I am not an expert on fossils, but I did notice the Paleozoic brachiopods in the rocks. They looked like the Ordovician fossils I used to collect when I was a kid. I wouldn’t bet on the dating, but there was a big extinction event that wiped out most of the species in the seas at the time, including most types of brachiopods. They call tit the Cambrian-Ordovician extinction event and it took place around 488 million years ago. It was one of five big extinction events. The biggest was the Permian which killed (I just looked it up) 97% of all marine species and 70% of the terrestrial ones. Gee, and there were no humans around to blame.
(BTW – further research indicates that I didn’t have any idea what I was looking at. These deposits are from the Cretaceous period of the Mesozoic Era. I don’t really know.
This is the clearest (believe it or not) I could find.
Events Surrounding the Rutba Uplift in Western Iraq Saad Zair Jassim1
(1) GETECH, Leeds University, Leeds, West Yorkshire, United Kingdom
The Rutba Uplift refers to a broad region covering W Iraq, NE Jordan and NE Syria and represents an Early Triassic inversion of a very pronounced Paleozoic basin in which the full Paleozoic sequence might be present. The shape of the uplift fluctuated between elonagted N-S and NE-SW high throughout the Triassic and Jurassic and ENE-WSW oriented high throughout the Cretaceous. Against the popular belief, the Rutba uplift is neither related to Mardin nor to Hail uplifts in Turkey and Saudi arabia respectively.

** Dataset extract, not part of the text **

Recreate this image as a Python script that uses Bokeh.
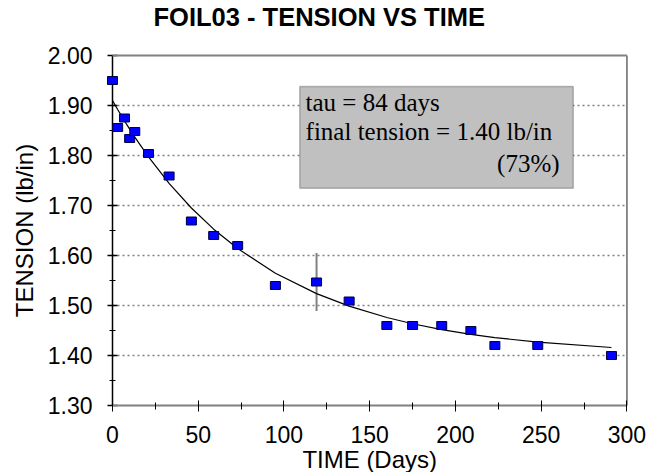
import math

from bokeh.embed import file_html
from bokeh.models import (BoxAnnotation, FixedTicker, Label, LinearAxis,
                          PrintfTickFormatter, Range1d)
from bokeh.plotting import figure
from bokeh.resources import INLINE

# Measured foil tension over time
days = [0, 3, 7, 10, 13, 21, 33, 46, 59, 73, 95, 119, 138, 160, 175, 192, 209, 223, 248, 291]
tension = [1.950, 1.856, 1.875, 1.834, 1.848, 1.804, 1.759, 1.669, 1.640, 1.620,
           1.540, 1.547, 1.509, 1.460, 1.460, 1.460, 1.450, 1.420, 1.420, 1.400]

# Uncertainty shown on one reading
err_day = 119
err_half = 0.058

# Exponential relaxation fit parameters
tau_days = 84
final_tension = 1.40
initial_tension = 1.91

x_ticks = [0, 50, 100, 150, 200, 250, 300]
x_minor = [25, 75, 125, 175, 225, 275]
y_ticks = [1.30, 1.40, 1.50, 1.60, 1.70, 1.80, 1.90, 2.00]
y_minor = [1.35, 1.45, 1.55, 1.65, 1.75, 1.85, 1.95]
grid_levels = [1.40, 1.50, 1.60, 1.70, 1.80, 1.90]

title_text = "FOIL03 - TENSION VS TIME"
x_label = "TIME (Days)"
y_label = "TENSION (lb/in)"

fit = [final_tension + (initial_tension - final_tension) * math.exp(-t / tau_days) for t in days]
pct = round(100 * final_tension / initial_tension)

x0, x1 = x_ticks[0], x_ticks[-1]
y0, y1 = y_ticks[0], y_ticks[-1]

SANS = "Liberation Sans"
SERIF = "Liberation Serif"

# The data frame fills the whole canvas; the axes sit at fixed data positions
# so titles and tick labels can live around the 0-300 x 1.30-2.00 area.
p = figure(width=652, height=472, output_backend="svg", toolbar_location=None,
           x_range=Range1d(-65.32, 314.92), y_range=Range1d(1.166, 2.11),
           x_axis_location=None, y_axis_location=None, min_border=0)
p.background_fill_color = "white"
p.border_fill_color = "white"
p.outline_line_color = None
p.xgrid.visible = False
p.ygrid.visible = False

# Horizontal axis
xa = LinearAxis(fixed_location=y0, bounds=(x0, x1),
                ticker=FixedTicker(ticks=x_ticks, minor_ticks=x_minor))
xa.axis_line_color = "#808080"
xa.axis_line_width = 2
xa.major_tick_line_color = "black"
xa.minor_tick_line_color = "black"
xa.major_tick_in = 5
xa.major_tick_out = 6
xa.minor_tick_in = 3
xa.minor_tick_out = 4
xa.major_label_standoff = 14
p.add_layout(xa, "below")

# Vertical axis
ya = LinearAxis(fixed_location=x0, bounds=(y0, y1),
                ticker=FixedTicker(ticks=y_ticks, minor_ticks=y_minor),
                formatter=PrintfTickFormatter(format="%.2f"))
ya.axis_line_color = "black"
ya.axis_line_width = 1.5
ya.major_tick_line_color = "black"
ya.minor_tick_line_color = "black"
ya.major_tick_line_width = 1.5
ya.major_tick_in = 5
ya.major_tick_out = 5
ya.minor_tick_in = 3
ya.minor_tick_out = 3
ya.major_label_standoff = 15
ya.level = "underlay"
p.add_layout(ya, "left")

for ax in (xa, ya):
    ax.major_label_text_font = SANS
    ax.major_label_text_font_size = "23px"
    ax.major_label_text_color = "black"

# Title and axis titles
p.add_layout(Label(x=23.9, y=2.0766, text=title_text, text_font=SANS, text_font_size="25.5px",
                   text_font_style="bold", text_align="left", text_baseline="alphabetic",
                   text_color="black"))
p.add_layout(Label(x=150, y=1.192, text=x_label, text_font=SANS, text_font_size="24px",
                   text_align="center", text_baseline="alphabetic", text_color="black"))
p.add_layout(Label(x=-51.5, y=1.65, text=y_label, text_font=SANS, text_font_size="24px",
                   angle=math.pi / 2, text_align="center", text_baseline="alphabetic",
                   text_color="black"))

# Dotted horizontal gridlines
n = len(grid_levels)
p.segment(x0=[x0] * n, y0=grid_levels, x1=[x1] * n, y1=grid_levels,
          line_color="#808080", line_dash="2 3", line_width=1.5, level="underlay")

# Top and right borders of the plot area
p.segment(x0=[x0, x1], y0=[y1, y0], x1=[x1, x1], y1=[y1, y1],
          line_color="#808080", line_width=1.8)

# Error bar on the single reading
err_val = tension[days.index(err_day)]
p.segment(x0=[err_day], y0=[err_val - err_half], x1=[err_day], y1=[err_val + err_half],
          line_color="#808080", line_width=2)

# Fitted relaxation curve
p.line(days, fit, line_color="black", line_width=1.2)

# Measurements
p.rect(x=days, y=tension, width=10, height=8, width_units="screen", height_units="screen",
       fill_color="#0000FF", line_color="#000040", line_width=1)

# Fit summary box
p.add_layout(BoxAnnotation(left=109.2, right=268.7, top=1.938, bottom=1.7346,
                           fill_color="#C0C0C0", fill_alpha=1.0,
                           line_color="#333333", line_width=1.5))
box_text = [
    (112.6, 1.9066, f"tau = {tau_days} days", "left"),
    (112.6, 1.848, f"final tension = {final_tension:.2f} lb/in", "left"),
    (260.7, 1.785, f"({pct}%)", "right"),
]
for x, y, txt, align in box_text:
    p.add_layout(Label(x=x, y=y, text=txt, text_font=SERIF, text_font_size="25px",
                       text_align=align, text_baseline="alphabetic", text_color="black"))

open("out.html", "w").write(file_html(p, INLINE))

A combination of repeated tectonic uplift and eustatic changes in sea level charcterized the uplift from Late Triassic to Cenomanian. Tweleve transgressive-regressive cycles within the above time frame can be distinguished and correlated with basinwise sedimentary cycles.During Campanian-Maastrichtian to M Eocene, the uplift was influenced by N-S and E-W tectonism which was associated with upwelling and phosphorite deposition due to disturbance in the basin resulting from Late Cretaceous obduction along the Zagros suture. The uplift was finally abandoned by the sea from the Late Eocene and remained tilted towards the NE till the present.
Due to low Mesozoic and Tertiary sedimentary cover, only Paleozoic petroleum systems can be expected as proven by drilling in W Iraq, SE Syria and NE Jordan.)
Anyway, this shows how phosphates are deposited. They accumulated in sedimentary rocks at the bottoms of ancient oceans and appear in the rocks in horizontal layers. In this particular quarry the phosphates are located between limestone layers. The limestone is a waste product; they call it overburden. It other types of mining, they call it slag.
Phosphate crumbles in your hands and you can break it off by hand. When the phosphate plant was working at capacity, it had some big shovels and lots of trucks. They also used explosives to knock down whole cliffs. The big shovels and trucks are not working and they are currently not allowed to use explosives.
Those are some of the reasons why the quarry is producing only 5% of theoretical capacity, which is 3.4 million tons/year. There is a lot of phosphate in the quarry. The director told us that it would produce phosphate for at least fifty years at the theoretical capacity. This quarry, however, has NEVER produced at theoretical capacity. In its best years, in the middle 1980s, it produced 2.4 million tons. Since the 1990s, it has not even come close to that.
Above – The behemoth sits powerless. It has not worked for years and now is just a menace to travel on the road.
This is enough for the time being, since the phosphate plant in Al Qaim is not working at capacity. But there is a great and growing demand for fertilizer. The Akashat quarry has easy to reach deposits. I expect there will be a lot of activity here a short time from now.